You have to be careful because there are a lot of small and non-obvious things that can fuck up statistics. There's a lot of aggregation "paradoxes" (Simpsons, Berkson's), and all kinds of things that can creep in. This is more perilous the bigger your model too. The story of the Monte Hall problem is a great example of how easy it is to get the wrong answer while it seems like you're doing all the right steps.
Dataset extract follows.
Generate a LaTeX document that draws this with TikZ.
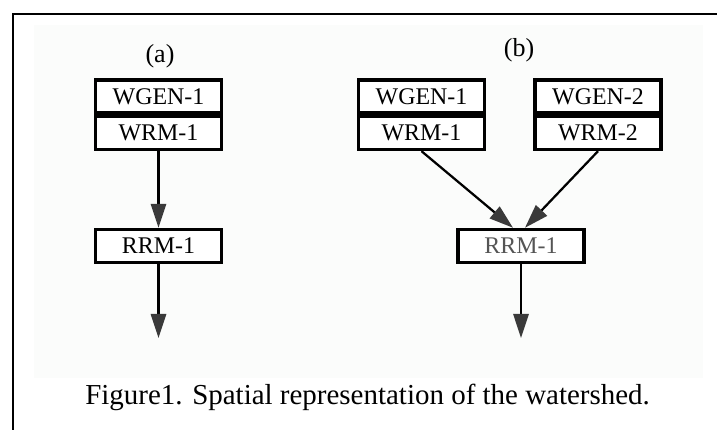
\documentclass[tikz,border=0pt]{standalone}
\usepackage{fontspec}
\setmainfont{Liberation Serif}
\usetikzlibrary{arrows.meta,positioning}
\definecolor{panelgray}{RGB}{251,252,251}
\definecolor{headgray}{RGB}{58,58,58}
\definecolor{textgray}{RGB}{85,85,85}
\begin{document}
\begin{tikzpicture}[
    modbox/.style={draw, line width=2.6pt, fill=white, minimum width=3.15cm,
      minimum height=0.82cm, inner sep=0pt, font=\fontsize{17}{20}\selectfont},
    flow/.style={line width=1.6pt, -{Triangle[length=0.6cm,width=0.38cm,color=headgray]}},
    caseref/.style={font=\fontsize{18.5}{21}\selectfont}]
  \useasboundingbox (0,0) rectangle (17.925,10.75);

  % Drawing background panel and frame
  \fill [panelgray] (0.85,1.3) rectangle (17.575,10.125);
  \draw [line width=1.4pt] (0.325,0) -- (0.325,10.4) -- (17.925,10.4);

  % Case (a): one subwatershed
  \node [caseref] (labela) at (4.0,9.35) {(a)};
  \node [modbox] (wgenA) at (3.9625,8.3375) {WGEN-1};
  \node [modbox, below=0pt of wgenA] (wrmA) {WRM-1};
  \node [modbox] (rrmA) at (3.9625,4.6) {RRM-1};
  \coordinate (outA) at (3.9625,2.3);

  % Case (b): two subwatersheds
  \node [caseref] (labelb) at (12.975,9.5) {(b)};
  \node [modbox] (wgenB1) at (10.5375,8.3375) {WGEN-1};
  \node [modbox, below=0pt of wgenB1] (wrmB1) {WRM-1};
  \node [modbox] (wgenB2) at (14.95,8.3375) {WGEN-2};
  \node [modbox, below=0pt of wgenB2] (wrmB2) {WRM-2};
  \node [modbox, text=textgray] (rrmB) at (13.025,4.6) {RRM-1};
  \coordinate (outB) at (13.025,2.3);

  % Drawing flows
  \draw [flow] (wrmA.south) -- (rrmA.north);
  \draw [flow] (rrmA.south) -- (outA);
  \draw [flow] (wrmB1.south) -- ([xshift=-0.2cm]rrmB.north);
  \draw [flow] (wrmB2.south) -- ([xshift=0.1cm]rrmB.north);
  \draw [flow] (rrmB.south) -- (outB);

  % Caption
  \node [anchor=base, font=\fontsize{20.6}{24}\selectfont] (caption) at (9.19,0.625)
    {Figure1. Spatial representation of the watershed.};
\end{tikzpicture}
\end{document}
For the article, the author is far too handwavy with causal inference. The reason we tend not to do it is because it is fucking hard and it scales poorly. Models like Autoregressive (careful here) and Normalizing Flows can do causal inference (and causal discovery) fwiw (essentially you need explicit density models with tractable densities: referring to Goodfellow's taxonomy). But things get funky as you get a lot of variables because there are indistinguishable causal graphs (see Hyvarien and Pajunen). Then there's also the issues with the types of causalities (see Judea's Ladder) and counterfactual inference is FUCKING HARD but the author just acts like it's no big deal. Then he starts conflating it with weaker forms of causal inference. Correlation is the weakest form of causation, despite our often chanted saying of "correlation does not equate to causation" (which is still true, it's just in the class and the saying is more getting at confounding variable). This very much does not scale. Similarly discovery won't scale as you have to permute so many variables in the graph. The curse of dimensionality hits causal analysis HARD.